A simple example I use to clarify what someone means by “UI testing”: Are we trying to assert that (a) “There is a red STOP button in the upper right-hand corner?” or are we trying to assert that (b) “When the red STOP button is pressed, it becomes a green GO button.”
The first case (a) is an interface design detail, and we may want to check a fixed value or range. You could easily assume that having build-time automated tests for stuff like this would help, but I haven’t seen a big ROI. In fact, it quickly becomes a maintenance nightmare of duplicated values between tests and the HTML template.
Static look-and-feel (i.e., features of the UI that are not dynamically changing) are best tested by looking at, and using, the application. I.e., exploratory testing or UAT (or both).
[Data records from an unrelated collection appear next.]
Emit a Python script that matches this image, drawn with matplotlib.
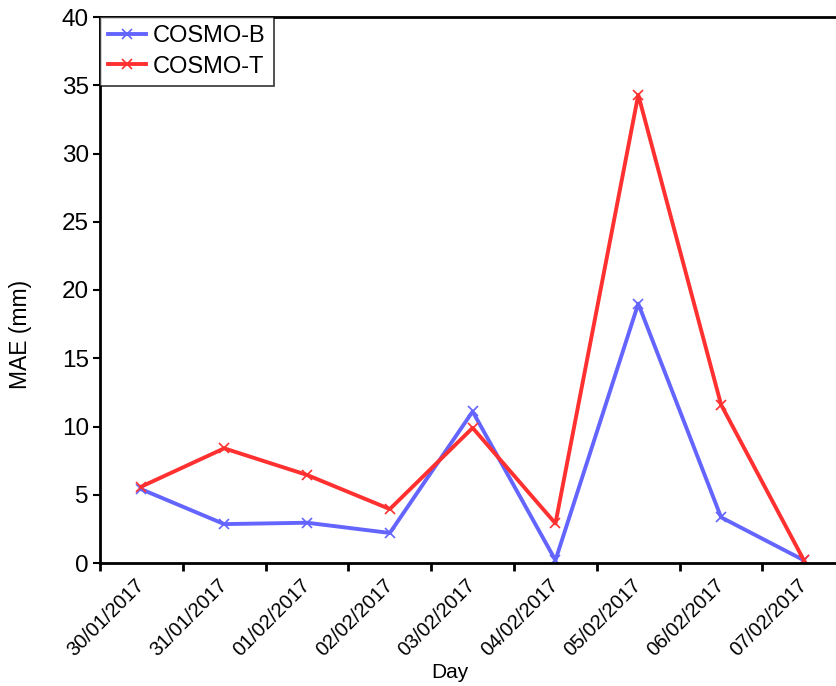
import matplotlib.pyplot as plt
import numpy as np

plt.rcParams['font.family'] = ['Liberation Sans', 'DejaVu Sans']

days = ['30/01/2017', '31/01/2017', '01/02/2017', '02/02/2017', '03/02/2017',
        '04/02/2017', '05/02/2017', '06/02/2017', '07/02/2017']
cosmo_b = [5.4, 2.85, 2.95, 2.2, 11.1, 0.2, 19.0, 3.35, 0.2]
cosmo_t = [5.6, 8.4, 6.45, 3.95, 9.9, 2.9, 34.3, 11.6, 0.2]

fig = plt.figure(figsize=(8.37, 6.86), dpi=100)
ax = fig.add_axes([100 / 837, 123 / 686, 1 - 100 / 837, 546 / 686])

x = np.arange(len(days))
ax.plot(x, cosmo_b, color='#6464ff', lw=2.8, marker='x', ms=7, mew=1.2, label='COSMO-B')
ax.plot(x, cosmo_t, color='#ff3030', lw=2.8, marker='x', ms=7, mew=1.2, label='COSMO-T')

ax.set_xlim(-0.5, 8.4)
ax.set_ylim(0, 40)
ax.set_yticks(np.arange(0, 41, 5))
ax.set_xticks(x)
ax.set_xticklabels(days, rotation=45, ha='right', va='center', rotation_mode='anchor', fontsize=14.5)
ax.set_xticks(np.arange(-0.5, 8, 1), minor=True)
ax.tick_params(axis='x', which='major', length=0, pad=14)
ax.tick_params(axis='x', which='minor', length=6, width=2, direction='out')
ax.tick_params(axis='y', length=5, width=1.5, labelsize=17.5, direction='out', pad=3)

for s in ['left', 'bottom', 'top']:
    ax.spines[s].set_linewidth(2)
ax.spines['right'].set_visible(False)

fig.text(450 / 837, 1 - 673 / 686, 'Day', fontsize=15, ha='center', va='center')
fig.text(21 / 837, 1 - 334 / 686, 'MAE (mm)', fontsize=16.5, rotation=90, ha='center', va='center')

leg = ax.legend(loc='upper left', fontsize=17, frameon=True, fancybox=False,
                borderaxespad=0, borderpad=0.35, handlelength=1.6, handletextpad=0.3,
                labelspacing=0.35)
leg.get_frame().set_edgecolor('black')
leg.get_frame().set_linewidth(1.2)

fig.savefig('out.png', dpi=100)
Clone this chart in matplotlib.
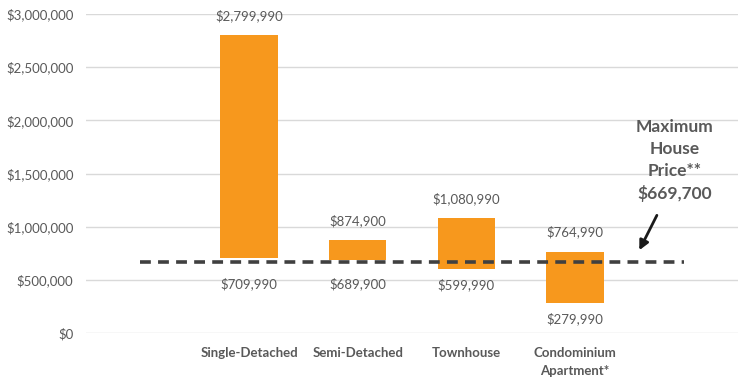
import matplotlib
matplotlib.use("Agg")
import matplotlib.pyplot as plt
from matplotlib.ticker import FuncFormatter

categories = ["", "Single-Detached", "Semi-Detached", "Townhouse", "Condominium\nApartment*", ""]
low_values = [None, 709990, 689900, 599990, 279990, None]
high_values = [None, 2799990, 874900, 1080990, 764990, None]
max_price = 669700
yticks = [0, 500000, 1000000, 1500000, 2000000, 2500000, 3000000]

plt.rcParams['font.family'] = ['Lato', 'DejaVu Sans']
grey = '#595959'

fig = plt.figure(figsize=(7.38, 3.8), dpi=100)
ax = fig.add_axes([86/738, 1-333/380, 1-86/738, (333-14)/380])

x = list(range(len(categories)))
for i, (lo, hi) in enumerate(zip(low_values, high_values)):
    if lo is None:
        continue
    ax.bar(i, hi - lo, bottom=lo, width=0.53, color='#F7981D', zorder=2)
    ax.annotate(f"${hi:,.0f}", (i, hi), xytext=(0, 14), textcoords='offset points',
                ha='center', va='center', fontsize=9.5, color=grey)
    ref = min(lo, max_price)
    off = -16 if lo > max_price else -11
    ax.annotate(f"${lo:,.0f}", (i, ref), xytext=(0, off), textcoords='offset points',
                ha='center', va='center', fontsize=9.5, color=grey)

ax.plot([0, 5], [max_price, max_price], color='#404040', linestyle=(0, (3, 2)), linewidth=2.6, zorder=3)

ax.text(4.92, 1622000, "Maximum\nHouse\nPrice**\n$669,700", ha='center', va='center',
        fontsize=12.5, fontweight='bold', color=grey, linespacing=1.45)
ax.annotate("", xy=(4.58, 755000), xytext=(4.765, 1130000),
            arrowprops=dict(arrowstyle='-|>', color='#1a1a1a', lw=2, mutation_scale=14))

ax.set_xlim(-0.5, 5.5)
ax.set_ylim(0, 3000000)
ax.set_yticks(yticks)
ax.yaxis.set_major_formatter(FuncFormatter(lambda v, p: f"${v:,.0f}"))
ax.set_xticks(x)
ax.set_xticklabels(categories, fontsize=9.5, fontweight='bold', color=grey, linespacing=1.65)
ax.tick_params(axis='y', labelsize=9.5, labelcolor=grey, length=0, pad=9)
ax.tick_params(axis='x', length=0, pad=10)
ax.grid(axis='y', color='#d9d9d9', linewidth=1, zorder=0)
ax.set_axisbelow(True)
for s in ax.spines.values():
    s.set_visible(False)

fig.savefig("out.png", dpi=100)
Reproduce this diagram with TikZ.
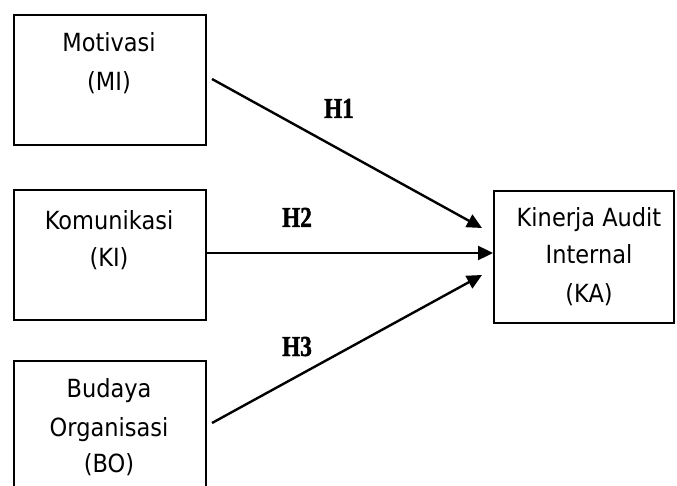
\documentclass[tikz,border=0pt]{standalone}
\usepackage{fontspec}
\setmainfont{DejaVu Sans}[FakeStretch=0.9]
\newfontfamily\hfont{Liberation Serif}[FakeStretch=0.8,FakeBold=1.5]
\usetikzlibrary{arrows.meta}
\begin{document}
\begin{tikzpicture}[x=1pt,y=-1pt,
  box/.style={draw,line width=2.2pt,anchor=north west,inner sep=0pt},
  lab/.style={anchor=base,inner sep=0pt,font=\fontsize{25}{30}\selectfont},
  hyp/.style={anchor=base west,inner sep=0pt,font=\hfont\bfseries\fontsize{29}{30}\selectfont},
  conn/.style={line width=2.4pt,-{Triangle[length=15pt,width=14pt]}}]
\useasboundingbox (0,0) rectangle (677,486);
\clip (0,0) rectangle (677,486);
% boxes
\node[box,minimum width=192pt,minimum height=130pt] (mi) at (13,14) {};
\node[box,minimum width=192pt,minimum height=130pt] (ki) at (13,189) {};
\node[box,minimum width=192pt,minimum height=160pt] (bo) at (13,360) {};
\node[box,minimum width=180pt,minimum height=132pt] (ka) at (493,190) {};
% texts
\node[lab] (t1a) at (109,52) {Motivasi};
\node[lab] (t1b) at (109,91) {(MI)};
\node[lab] (t2a) at (109,230) {Komunikasi};
\node[lab] (t2b) at (109,267) {(KI)};
\node[lab] (t3a) at (109,397) {Budaya};
\node[lab] (t3b) at (109,436) {Organisasi};
\node[lab] (t3c) at (109,472) {(BO)};
\node[lab] (t4a) at (589,227) {Kinerja Audit};
\node[lab] (t4b) at (589,264) {Internal};
\node[lab] (t4c) at (589,302) {(KA)};
% connector end points
\coordinate (s1) at (212,79);
\coordinate (e1) at (482,228);
\coordinate (s2) at (205,253);
\coordinate (e2) at (493,253);
\coordinate (s3) at (212,423);
\coordinate (e3) at (482,275);
\draw[conn] (s1) -- (e1);
\draw[conn] (s2) -- (e2);
\draw[conn] (s3) -- (e3);
% hypothesis labels
\node[hyp] (h1) at (324,118) {H1};
\node[hyp] (h2) at (282,227) {H2};
\node[hyp] (h3) at (282,356) {H3};
\end{tikzpicture}
\end{document}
Often real UX problems that are found become requests for a change, and will likely need to be introduced as new user stories through the product backlog, prioritized by the product advocate (Scrum’s Product Owner, XP’s Onsite Customer).
The second case (b), in contrast, is a behavior, and most of our defects happen when we accidentally break an existing behavior while adding a new behavior in close proximity (e.g., when a yellow SLOW DOWN state is added to the “same” button.) So my rule of thumb is this: Don’t automate the tests of data (page location, formatting, configuration); and do test all system behaviors that your team builds (code that does things–changes things–wherever it lives).
What behavior lives in the UI? Decouple your feature behaviors from the vendor frameworks as clearly and as simply as possible. Test your behaviors, in isolation, and as close to where the code resides as possible.